Para Tito Lívio Barcelos, a exigência de Washington expõe que, apesar da retórica difundida pela cúpula sobre a paz na Ucrânia, organizada pela Suíça a pedido de Kiev e apresentada como uma ofensiva diplomática, "o governo ucraniano, com o patrocínio dos Estados Unidos e de seus aliados europeus, mantém a esfera militar como solução para o conflito ucraniano, seja para mostrar maior resistência à campanha militar russa, seja para tentar retomar alguns territórios estratégicos e barganhar melhores vantagens em uma eventual negociação de paz".
"Contudo está muito claro, está cristalino, que desde a ofensiva, a chamada contraofensiva, entre junho e setembro de 2023, as Forças Armadas ucranianas foram privadas das suas capacidades materiais, financeiras e, principalmente, de capital humano para poder repor as suas perdas, repor as suas reservas", diz o especialista.
Ele acrescenta que o governo ucraniano tem demandado a países europeus que repatriem cidadãos ucranianos refugiados que estão fugindo do conflito, que agora precisam voltar para serem forçados a servir nas forças ucranianas.

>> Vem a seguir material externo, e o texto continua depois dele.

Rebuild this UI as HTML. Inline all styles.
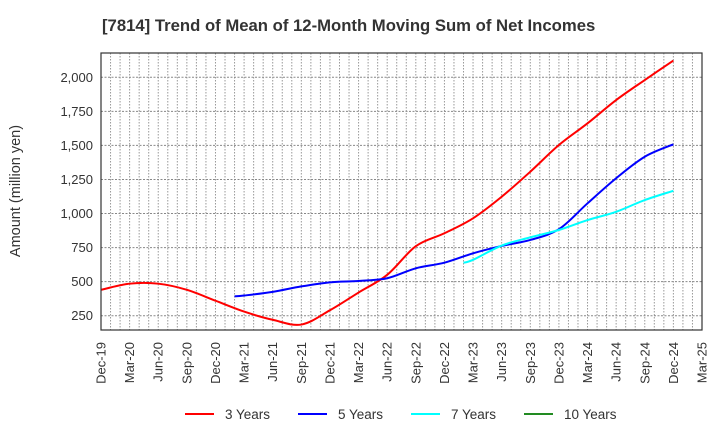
<!DOCTYPE html>
<html><head><meta charset="utf-8"><style>
body{margin:0;background:#fff;}
svg{display:block;font-family:"Liberation Sans",Arial,sans-serif;}
</style></head><body>
<svg id="chart" width="720" height="440">
<text x="102" y="31" font-size="16.7" font-weight="bold" fill="#333">[7814]  Trend of Mean of 12-Month Moving Sum of Net Incomes</text>
<g id="grid"></g>
<g id="series"></g>
<rect x="101" y="53" width="601" height="277" fill="none" stroke="#333" stroke-width="1.2"/>
<g id="yaxis"></g>
<g id="xaxis"></g>
<text transform="translate(20,191) rotate(-90)" text-anchor="middle" font-size="14.5" fill="#333">Amount (million yen)</text>
<g id="legend"></g>
</svg>
<script>
const categories=["Dec-19","Mar-20","Jun-20","Sep-20","Dec-20","Mar-21","Jun-21","Sep-21","Dec-21","Mar-22","Jun-22","Sep-22","Dec-22","Mar-23","Jun-23","Sep-23","Dec-23","Mar-24","Jun-24","Sep-24","Dec-24","Mar-25"];
const yTicks=[250,500,750,1000,1250,1500,1750,2000];
const seriesNames=["3 Years","5 Years","7 Years","10 Years"];
const seriesColors=["#ff0000","#0000ff","#00ffff","#228b22"];
const s3Months=["Dec-19","Mar-20","Jun-20","Sep-20","Dec-20","Mar-21","Jun-21","Sep-21","Dec-21","Mar-22","Jun-22","Sep-22","Dec-22","Mar-23","Jun-23","Sep-23","Dec-23","Mar-24","Jun-24","Sep-24","Dec-24"];
const s3=[440,485,485,440,360,280,220,185,290,420,550,760,855,965,1123,1307,1503,1662,1833,1980,2123];
const s5Months=["Feb-21","Mar-21","Jun-21","Sep-21","Dec-21","Mar-22","Jun-22","Sep-22","Dec-22","Mar-23","Jun-23","Sep-23","Dec-23","Mar-24","Jun-24","Sep-24","Dec-24"];
const s5=[392,398,425,465,495,505,525,598,639,708,762,806,885,1075,1259,1417,1508];
const s7Months=["Feb-23","Mar-23","Jun-23","Sep-23","Dec-23","Mar-24","Jun-24","Sep-24","Dec-24"];
const s7=[639,660,765,825,879,952,1013,1099,1167];
const s10Months=[];
const s10=[];
const allSeries=[[s3Months,s3],[s5Months,s5],[s7Months,s7],[s10Months,s10]];

const MN=["Jan","Feb","Mar","Apr","May","Jun","Jul","Aug","Sep","Oct","Nov","Dec"];
const monthIdx=l=>{const [m,y]=l.split('-');return (parseInt(y)-19)*12+MN.indexOf(m)-11;};
const X0=101,X1=702,Y0=330,Y1=53;
const nm=(categories.length-1)*3;
const xm=i=>X0+i*(X1-X0)/nm;
const yv=v=>315.7-(v-250)*(315.7-77.3)/1750;
const NS="http://www.w3.org/2000/svg";
function mk(tag,attrs,parent){const e=document.createElementNS(NS,tag);for(const k in attrs)e.setAttribute(k,attrs[k]);parent.appendChild(e);return e;}
const grid=document.getElementById('grid');
for(let m=1;m<nm;m++){const x=xm(m);
 const l=mk('line',{x1:x,x2:x,y1:Y1,y2:Y0,stroke:'#999','stroke-width':1,'stroke-dasharray':'1.5,1.5'},grid);
 
 }
const ya=document.getElementById('yaxis');
yTicks.forEach(t=>{const y=yv(t);
 const l=mk('line',{x1:X0,x2:X1,y1:y,y2:y,stroke:'#888','stroke-width':1,'stroke-dasharray':'2,1.5'},grid);
 
 
 const tx=mk('text',{x:93,y:y+4.5,'text-anchor':'end','font-size':13,fill:'#333'},ya);
 tx.textContent=t.toLocaleString('en-US');
 
 });
const xa=document.getElementById('xaxis');
categories.forEach((c,i)=>{const x=xm(monthIdx(c))+4.5;
 const tx=mk('text',{transform:`translate(${x},342) rotate(-90)`,'text-anchor':'end','font-size':13,fill:'#333'},xa);
 tx.textContent=c;
 
 });
const sg=document.getElementById('series');
allSeries.forEach(([ms,s],si)=>{
 const pts=s.map((v,i)=>[xm(monthIdx(ms[i])),yv(v)]);
 if(pts.length<2)return;
 let d=`M${pts[0][0]},${pts[0][1]}`;
 for(let i=0;i<pts.length-1;i++){const p0=pts[Math.max(0,i-1)],p1=pts[i],p2=pts[i+1],p3=pts[Math.min(pts.length-1,i+2)];
  const c1=[p1[0]+(p2[0]-p0[0])/6,p1[1]+(p2[1]-p0[1])/6],c2=[p2[0]-(p3[0]-p1[0])/6,p2[1]-(p3[1]-p1[1])/6];
  d+=` C${c1[0]},${c1[1]} ${c2[0]},${c2[1]} ${p2[0]},${p2[1]}`;}
 const p=mk('path',{d:d,fill:'none',stroke:seriesColors[si],'stroke-width':2},sg);
 
 });
const lg=document.getElementById('legend');
const lx=[185,298,411,524];
seriesNames.forEach((n,i)=>{
 const g=mk('g',{},lg);
 
 
 mk('line',{x1:lx[i],x2:lx[i]+29,y1:414,y2:414,stroke:seriesColors[i],'stroke-width':2},g);
 const t=mk('text',{x:lx[i]+40,y:419,'font-size':13.5,fill:'#333'},g);
 t.textContent=n;});
</script>
</body></html>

"Recentemente o Departamento de Estado norte-americano proibiu, impediu que cidadãos ucranianos que tivessem dupla cidadania, ou seja, que tivessem também cidadania norte-americana, saíssem do país [da Ucrânia], praticamente tornando-os disponíveis para o serviço militar obrigatório, para que eles fossem convocados compulsoriamente para o serviço militar obrigatório", diz Barcelos.
"Isso mostra que por mais perdas que o governo ucraniano esteja sofrendo, por mais desfavorável que […] [esteja sendo] o desfecho da guerra — não está trazendo os resultados almejados tanto para a Ucrânia quanto para os países da OTAN —, esses países preferem dobrar a aposta, aumentar, escalar ainda mais o conflito", conclui o especialista.